Cambodian ambassador to Korea Long Dimanche told The Post on Wednesday that the Republic of Korea (ROK) will provide Cambodia with a loan of almost $50 million to build a forensic centre.
The ROK will assist with its construction and train judges, prosecutors and related authorities in forensic work related to crimes involving women, drugs, terrorism and the internet, among others.
The forensic centre will be equipped with modern tools, but before it can be constructed, the government needs to make an official request.
“Our government is interested in this construction and needs this centre. During discussions with South Korea and countries in the Mekong region, and at the Mekong-Korea Summit 2019 in Busan, Korea, we raised ideas about fighting against all types of crimes in the region, but Cambodia didn’t make an official request,” Dimanche said.
The ministries of Foreign Affairs and International Cooperation; Interior; Justice, and Economy and Finance held a meeting to discuss the request, he said.
Justice ministry spokesman Chin Malin said on Wednesday that he did not receive news about the centre yet.
The Post could not contact Ministry of Interior spokesman Khieu Sopheak or Ministry of Foreign Affairs and International Cooperation spokesman Koy Kuong for comments on Wednesday.
Dimanche said he will lead colleagues on a visit to a forensic centre in the ROK later this month to study in detail the plan and write a report for the government.
Lawyers Sam Chamroeun and Sok Samoeun declined to comment about the plan on Wednesday.

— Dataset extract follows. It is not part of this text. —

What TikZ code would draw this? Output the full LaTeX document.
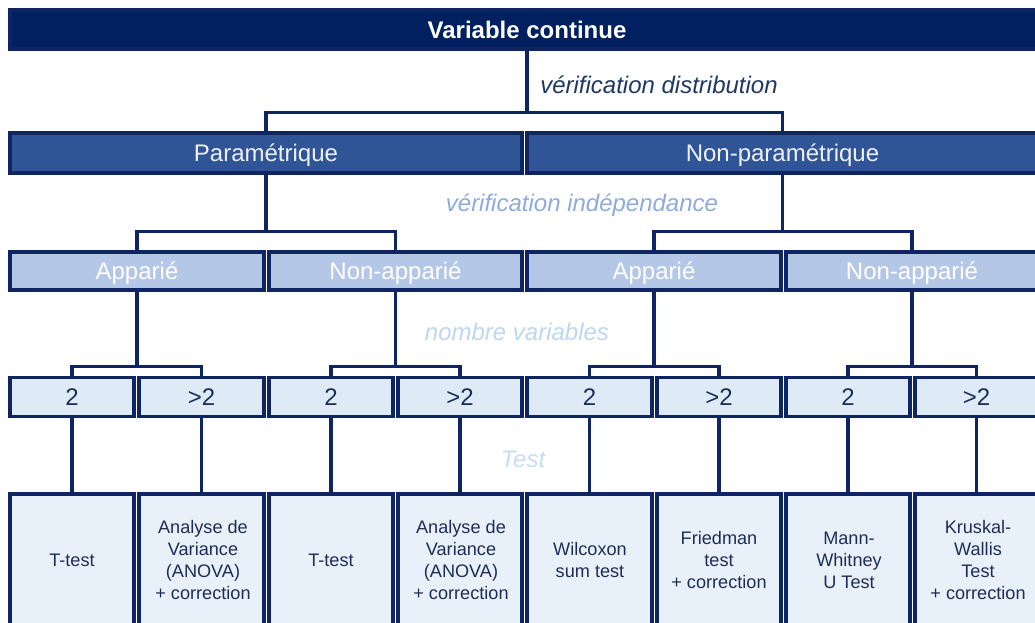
\documentclass[tikz,border=0pt]{standalone}
\usepackage{fontspec}
\setmainfont{Liberation Sans}
\definecolor{navy}{HTML}{0E2463}
\definecolor{topfill}{HTML}{002060}
\definecolor{lvtwo}{HTML}{2F5597}
\definecolor{lvthree}{HTML}{B4C7E7}
\definecolor{lvfour}{HTML}{DEEBF7}
\definecolor{lvfive}{HTML}{E8F0F9}
\definecolor{txtdark}{HTML}{1F2D55}
\definecolor{labone}{HTML}{1F3864}
\definecolor{labtwo}{HTML}{8FAADC}
\definecolor{labthree}{HTML}{BDD7EE}
\definecolor{labfour}{HTML}{C9DDF1}
\begin{document}
\begin{tikzpicture}[x=0.75pt,y=-0.75pt,
  box/.style={draw=navy,line width=2.3pt,inner sep=0pt,rectangle},
  sz/.style 2 args={minimum width=(#1)*0.75pt,minimum height=(#2)*0.75pt},
  big/.style={font=\fontsize{18}{21}\selectfont,text depth=0pt},
  small/.style={font=\fontsize{13.6}{16.5}\selectfont,align=center,text=txtdark},
  topbox/.style={box,fill=topfill},
  lvtwobox/.style={box,fill=lvtwo,text=white!92!lvtwo,big},
  lvthreebox/.style={box,fill=lvthree,text=white,big},
  lvfourbox/.style={box,fill=lvfour,text=txtdark,big},
  lvfivebox/.style={box,fill=lvfive,small},
  conn/.style={draw=navy,line width=2.3pt},
  lab/.style={font=\fontsize{18}{21}\selectfont\itshape,inner sep=0pt}
]
\useasboundingbox (0,0) rectangle (1035,623);
\clip (0,0) rectangle (1035,623);
% level 1
\node[topbox,sz={1028}{39}] (top) at (524,29.5) {};
\node[text=white,font=\fontsize{18}{21}\selectfont\bfseries,text depth=0pt] (toptxt) at (527,30) {Variable continue};
% level 2
\node[lvtwobox,sz={512}{40}] (par) at (266,153) {Paramétrique};
\node[lvtwobox,sz={511}{40}] (npar) at (782.5,153) {Non-paramétrique};
% level 3
\node[lvthreebox,sz={254}{38}] (a1) at (137,271) {Apparié};
\node[lvthreebox,sz={253}{38}] (n1) at (395.5,271) {Non-apparié};
\node[lvthreebox,sz={254}{38}] (a2) at (654,271) {Apparié};
\node[lvthreebox,sz={252}{38}] (n2) at (912,271) {Non-apparié};
% level 4
\foreach \i/\xa/\xb/\lbl in {1/10/134/2, 2/139/264/{>2}, 3/269/393/2, 4/398/522/{>2}, 5/527/652/2, 6/657/781/{>2}, 7/786/910/2, 8/915/1038/{>2}}{
  \node[lvfourbox,sz={\xb-\xa}{39}] (c\i) at ({(\xa+\xb)/2},397) {\lbl};
}
% level 5
\node[lvfivebox,sz={124}{140}] (t1) at (72,564) {};
\node[lvfivebox,sz={125}{140}] (t2) at (201.5,564) {};
\node[lvfivebox,sz={124}{140}] (t3) at (331,564) {};
\node[lvfivebox,sz={124}{140}] (t4) at (460,564) {};
\node[lvfivebox,sz={125}{140}] (t5) at (589.5,564) {};
\node[lvfivebox,sz={124}{140}] (t6) at (719,564) {};
\node[lvfivebox,sz={124}{140}] (t7) at (848,564) {};
\node[lvfivebox,sz={123}{140}] (t8) at (976.5,564) {};
\node[small] (x1) at (72,560) {T-test};
\node[small] (x2) at (203,560) {Analyse de\\Variance\\(ANOVA)\\+ correction};
\node[small] (x3) at (331,560) {T-test};
\node[small] (x4) at (461,560) {Analyse de\\Variance\\(ANOVA)\\+ correction};
\node[small] (x5) at (590,560) {Wilcoxon\\sum test};
\node[small] (x6) at (719,560) {Friedman\\test\\+ correction};
\node[small] (x7) at (849,560) {Mann-\\Whitney\\U Test};
\node[small] (x8) at (978,560) {Kruskal-\\Wallis\\Test\\+ correction};
% labels
\node[lab,text=labone,anchor=west] (l1) at (540,85) {vérification distribution};
\node[lab,text=labtwo] (l2) at (582,205) {vérification indépendance};
\node[lab,text=labthree] (l3) at (517,332) {nombre variables};
\node[lab,text=labfour] (l4) at (523,459) {Test};
% connectors
\draw[conn] (toptxt.center |- top.south) -- ++(0,62) coordinate (j0);
\draw[conn] (par.north) |- (j0) -| (npar.north);
\draw[conn] (par.south) -- ++(0,57) coordinate (j1);
\draw[conn] (a1.north) |- (j1) -| (n1.north);
\draw[conn] (npar.south) -- ++(0,57) coordinate (j2);
\draw[conn] (a2.north) |- (j2) -| (n2.north);
\draw[conn] (a1.south) -- ++(0,75) coordinate (j3);
\draw[conn] (c1.north) |- (j3) -| (c2.north);
\draw[conn] (n1.south) -- ++(0,75) coordinate (j4);
\draw[conn] (c3.north) |- (j4) -| (c4.north);
\draw[conn] (a2.south) -- ++(0,75) coordinate (j5);
\draw[conn] (c5.north) |- (j5) -| (c6.north);
\draw[conn] (n2.south) -- ++(0,75) coordinate (j6);
\draw[conn] (c7.north) |- (j6) -| (c8.north);
\foreach \i in {1,...,8}{\draw[conn] (c\i.south) -- (t\i.north);}
\end{tikzpicture}
\end{document}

Dimanche and his colleagues held a meeting led by the former director of the Criminal Investigation and Research Centre of the Ministry of Interior and Security of the ROK Joong Seok Seo to discuss law procedure.
Licadho monitoring manager Am Sam Ath said on Wednesday that prosecutors and judges always depended on reports from authorities in charge of forensics, but they do not investigate or analyse forensics in detail.
He said he supports the building and training plan from Korean experts. It is a part of reforming the court system. As of now, there are no judges or prosecutors who utilise forensics in cases, he said.
“I support having this centre because it is another reform for the court system. Another important point is that we want an independent court system that people have faith in. This can be done by using forensic evidence and judgment according to the law,” he said.